Frans's 2021–22 season was curtailed when he ruptured an Achilles tendon against KV Mechelen on 17 October 2021.
After a ten‑month recovery he returned on 19 August 2022, featuring in a 1–0 win over Beveren.

Injury problems persisted, but he played eight of ten promotion‑play‑off matches—six as a substitute—before announcing his retirement.
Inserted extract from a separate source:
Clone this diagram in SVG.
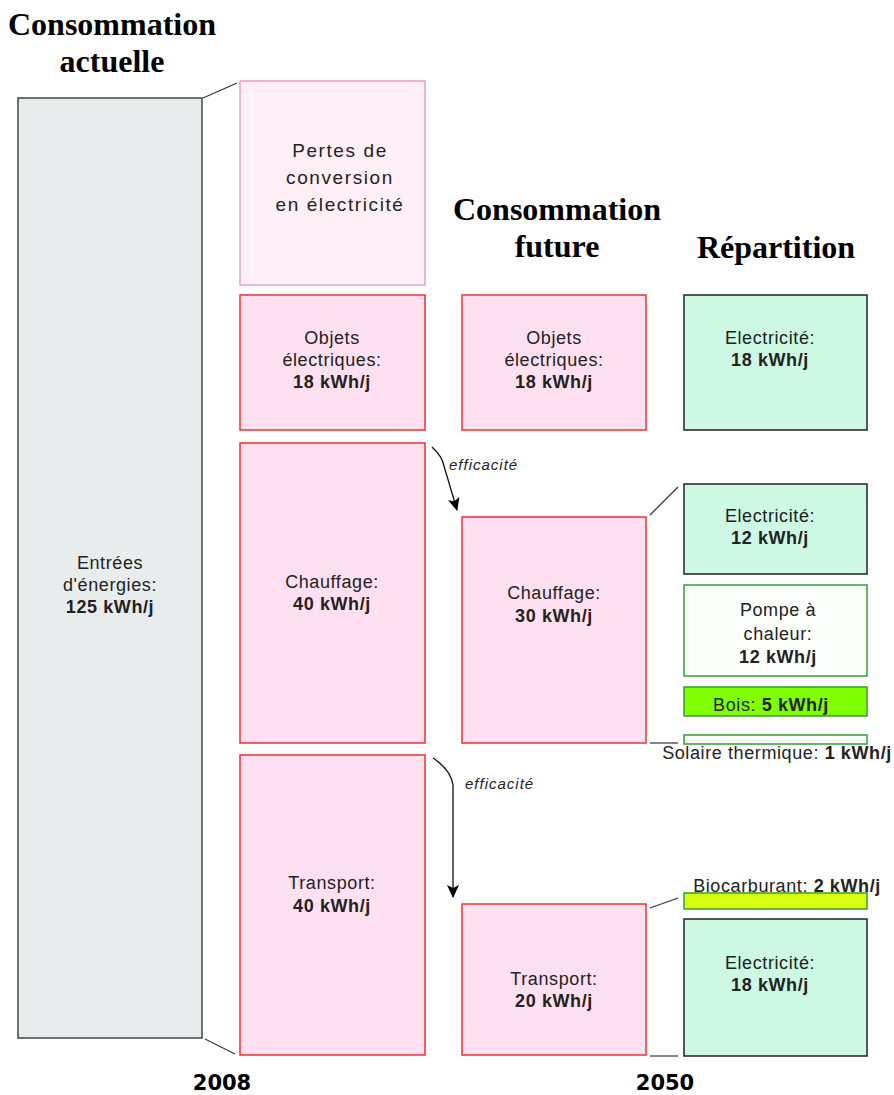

His final professional appearance came on 13 May 2023, a home defeat to former club Lierse Kempenzonen.
Two weeks later he released a farewell video confirming his retirement from professional football.

==International career==
Frans represented Belgium at under‑18, under‑19 and under‑20 level between 2007 and 2009, appearing in UEFA youth qualifiers and friendly tournaments.

== Managerial career ==
Following his retirement as a player with Beerschot in 2023, Frans remained at the Kielstadion as head coach of the club's under-23 side while also serving as assistant to first-team manager Dirk Kuyt.

On 3 July 2024 he was appointed head coach of Sporting Hasselt, newly promoted to the Belgian Division 1. In his only season at the helm he guided the club to fourth place in their group, the best finish achieved by a promoted side that campaign.

Frans left Hasselt at the conclusion of the 2024–25 season to take charge of RWDM Brussels in the Challenger Pro League, signing a two-year contract on 26 July 2025. He was dismissed on 14 December 2025, after the team only gained three points in the latest seven games.

On 1 May 2026, Frans was appointed new head coach of Eerste Divisie club Helmond Sport, signing a two-year contract with the Dutch club.